Expectedly, every Ugbo parent looks forward with emotional excitement; to a day his/her son will perform the Iwa Akwa ceremony. It is considered a thing of immense joy for a parent to witness the rite of passage of his/her son. It is greeted with enormous fanfare, gunshots, feasts, dancing groups, etc. Because of the relevance attached to the Aju festival, all sons, daughters and friends of Ugbo both at home and in the Diaspora usually strive to participate in the festival.

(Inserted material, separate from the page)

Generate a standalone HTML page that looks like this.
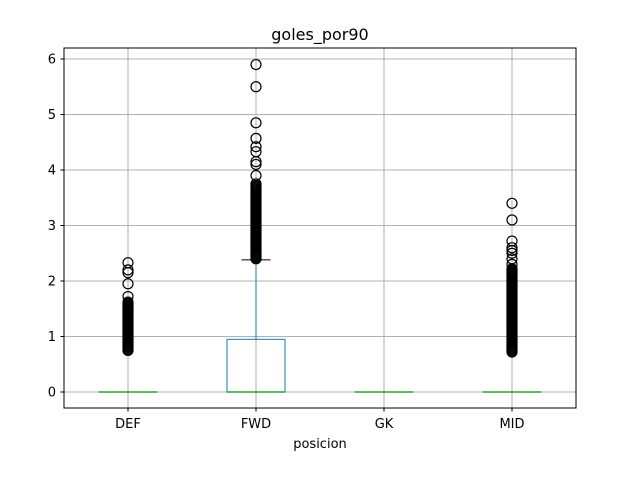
<!DOCTYPE html>
<html><head><meta charset="utf-8"><style>
body{margin:0;background:#fff}
svg text{font-family:"DejaVu Sans","Liberation Sans",sans-serif;fill:#000}
</style></head><body>
<svg id="chart" width="640" height="480" xmlns="http://www.w3.org/2000/svg">
<rect width="640" height="480" fill="#fff"/>
<g id="grid"></g>
<g id="marks"></g>
<rect x="64" y="48" width="512" height="360" fill="none" stroke="#000" stroke-width="1"/>
<g id="axes"></g>
<text x="320" y="40" font-size="16" text-anchor="middle">goles_por90</text>
<text x="320" y="448" font-size="13" text-anchor="middle">posicion</text>
</svg>
<script>
const categories=["DEF","FWD","GK","MID"];
const q1=[0,0,0,0];
const medians=[0,0,0,0];
const q3=[0,0.95,0,0];
const whiskLo=[0,0,0,0];
const whiskHi=[0,2.38,0,0];
const outDEF=[2.33,2.2,2.15,1.95,1.72,1.62,1.6,1.58,1.56,1.54,1.52,1.5,1.48,1.46,1.44,1.42,1.4,1.38,1.36,1.34,1.32,1.3,1.28,1.26,1.24,1.22,1.2,1.18,1.16,1.14,1.12,1.1,1.08,1.06,1.04,1.02,1.0,0.98,0.96,0.94,0.92,0.9,0.88,0.86,0.84,0.82,0.8,0.78,0.76,0.75];
const outFWD=[5.9,5.5,4.85,4.57,4.42,4.33,4.15,4.1,3.9,3.75,3.72,3.7,3.68,3.66,3.64,3.62,3.6,3.58,3.56,3.54,3.52,3.5,3.48,3.46,3.44,3.42,3.4,3.38,3.36,3.34,3.32,3.3,3.28,3.26,3.24,3.22,3.2,3.18,3.16,3.14,3.12,3.1,3.08,3.06,3.04,3.02,3.0,2.98,2.96,2.94,2.92,2.9,2.88,2.86,2.84,2.82,2.8,2.78,2.76,2.74,2.72,2.7,2.68,2.66,2.64,2.62,2.6,2.58,2.56,2.54,2.52,2.5,2.48,2.46,2.44,2.42,2.4];
const outGK=[];
const outMID=[3.4,3.1,2.72,2.6,2.55,2.5,2.4,2.3,2.22,2.2,2.18,2.16,2.14,2.12,2.1,2.08,2.06,2.04,2.02,2.0,1.98,1.96,1.94,1.92,1.9,1.88,1.86,1.84,1.82,1.8,1.78,1.76,1.74,1.72,1.7,1.68,1.66,1.64,1.62,1.6,1.58,1.56,1.54,1.52,1.5,1.48,1.46,1.44,1.42,1.4,1.38,1.36,1.34,1.32,1.3,1.28,1.26,1.24,1.22,1.2,1.18,1.16,1.14,1.12,1.1,1.08,1.06,1.04,1.02,1.0,0.98,0.96,0.94,0.92,0.9,0.88,0.86,0.84,0.82,0.8,0.78,0.76,0.74,0.72];
const outliers=[outDEF,outFWD,outGK,outMID];
const yTicks=[0,1,2,3,4,5,6];
const NS="http://www.w3.org/2000/svg";
const y0=392,pxPerUnit=55.5;
function yS(v){return y0-v*pxPerUnit;}
function xS(i){return 128+i*128;}
function mk(p,t,a){const e=document.createElementNS(NS,t);for(const k in a)e.setAttribute(k,a[k]);p.appendChild(e);return e;}
const grid=document.getElementById('grid'),marks=document.getElementById('marks'),axes=document.getElementById('axes');
yTicks.forEach(t=>{
 const g=mk(grid,'line',{x1:64,x2:576,y1:yS(t),y2:yS(t),stroke:'#b0b0b0','stroke-width':1});
 
 
 mk(axes,'line',{x1:60.5,x2:64,y1:yS(t),y2:yS(t),stroke:'#000'});
 const tx=mk(axes,'text',{x:56,y:yS(t)+4.5,'font-size':13,'text-anchor':'end'});
 tx.textContent=t;
 
 
});
categories.forEach((c,i)=>{
 const x=xS(i);
 const g=mk(grid,'line',{x1:x,x2:x,y1:48,y2:408,stroke:'#b0b0b0','stroke-width':1});
 
 
 mk(axes,'line',{x1:x,x2:x,y1:408,y2:411.5,stroke:'#000'});
 const tx=mk(axes,'text',{x:x,y:428,'font-size':13,'text-anchor':'middle'});
 tx.textContent=c;
 
 
 const hw=29;
 const box=mk(marks,'rect',{x:x-hw,y:yS(q3[i]),width:hw*2,height:Math.max(0.01,yS(q1[i])-yS(q3[i])),fill:'none',stroke:'#1f77b4','stroke-width':1});
 
 
 mk(marks,'line',{x1:x,x2:x,y1:yS(q3[i]),y2:yS(whiskHi[i]),stroke:'#1f77b4'});
 mk(marks,'line',{x1:x,x2:x,y1:yS(q1[i]),y2:yS(whiskLo[i]),stroke:'#1f77b4'});
 mk(marks,'line',{x1:x-14.5,x2:x+14.5,y1:yS(whiskHi[i]),y2:yS(whiskHi[i]),stroke:'#000'});
 mk(marks,'line',{x1:x-14.5,x2:x+14.5,y1:yS(whiskLo[i]),y2:yS(whiskLo[i]),stroke:'#000'});
 const m=mk(marks,'line',{x1:x-hw,x2:x+hw,y1:yS(medians[i]),y2:yS(medians[i]),stroke:'#2ca02c','stroke-width':1.5});
 
 
 outliers[i].forEach(v=>{
  const o=mk(marks,'circle',{cx:x,cy:yS(v),r:5,fill:'none',stroke:'#000','stroke-width':1.2});
  
  
 });
});
</script>
</body></html>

The Exemplary Ugbo Culture in the Global Context Professor Manu Ampin corroborates that there are five major African initiation rites. They are the rights of birth, passage, marriage, eldership and ancestorship.

Rite of Birth
The rite of birth is the initiation of the child through a naming ceremony. A newly born child is a canvass of diverse possibilities. The Ugbo ancestors had long realized that names have spiritual vibrations upon the life of the bearer. In the traditional African cosmology, names are verified to determine their impacts on the personality, talent and mission in life before they are pronounced on the child by the eldest man, in the presence of the relatives. The person grows up to assume the roles and expectations of such name. In Ugbo, this is called Mfuta Omugwo, equivalent to the Christian baptism. In each case, a form of mystification is involved. The name of the child thus pronounced, becomes the essential part of his personality for life.

Rite of Passage
The rite of passage as observed by Professor Ampin, is the Ugbo equivalent of Iwa akwa, performed to mark the transition from adolescence to adulthood. The equivalence of the rite of passage in the Western culture is the university convocation. It is often between the ages of 19 and 23.

The persons so initiated are reminded that they have become adults and thus expected to fulfill roles that are incumbent on adults. On the Aju grand finale, a new set of boys matriculates, in what we call Ibanakwa. The occasion witnesses both matriculation and convocation as it obtains in the western culture.

Rite of Marriage
This is the joining of the two missions of two separate persons into a soulful unity, as a couple (Genesis 2:24). Marriage is not only for procreation, it helps the couple fulfill their missions and objectives in society. The unmarried persons are not taken seriously in the Ugbo world view. And for this reason, a man shall leave his father and mother and hold fast to his wife. (Matthew 19:5). Just as cutting of the cake is observed in the western culture, the Ugbo people use Egusi cake, Iho, to consummate every marriage.

Rite of Eldership
The rite of eldership is performed in all parts of Igbo land with little variations. In Ugbo, it is the title taking. It takes the form of Okotalukwe or jiebine, Ogbuefi, Onyioha (Ozo) and Mazi.

After the ceremony, the celebrant is looked upon as a model worthy of emulation. He is seen as a man of distinction. In every gathering, his views are sought. He is not easily challenged on account of his status and most times, wisdom. Among the Christendom, knighthood and other forms of recognition are used to express such distinction.

Rite of Death & Ancestorship
This is the rite performed to enable a dead relative transit fully into the spirit world.

The African philosophy believes that to perform the required funeral ceremony for the deceased who lived well on earth would facilitate his integration among the ancestors or ambassadors in the spirit world. And, thereafter, he would come back to life through a new born baby. This phenomenon called reincarnation (Ino Uwa) is fundamental in Igbo conception of reality.

Another striking Ugbo cultural universalism is the concept of Nnam and Nnem as names reserved for the father and mother in-laws respectively. In England parents of one’s wife are referred to as father and mother in laws, just as they are called Nnam and Nnem in Ugbo.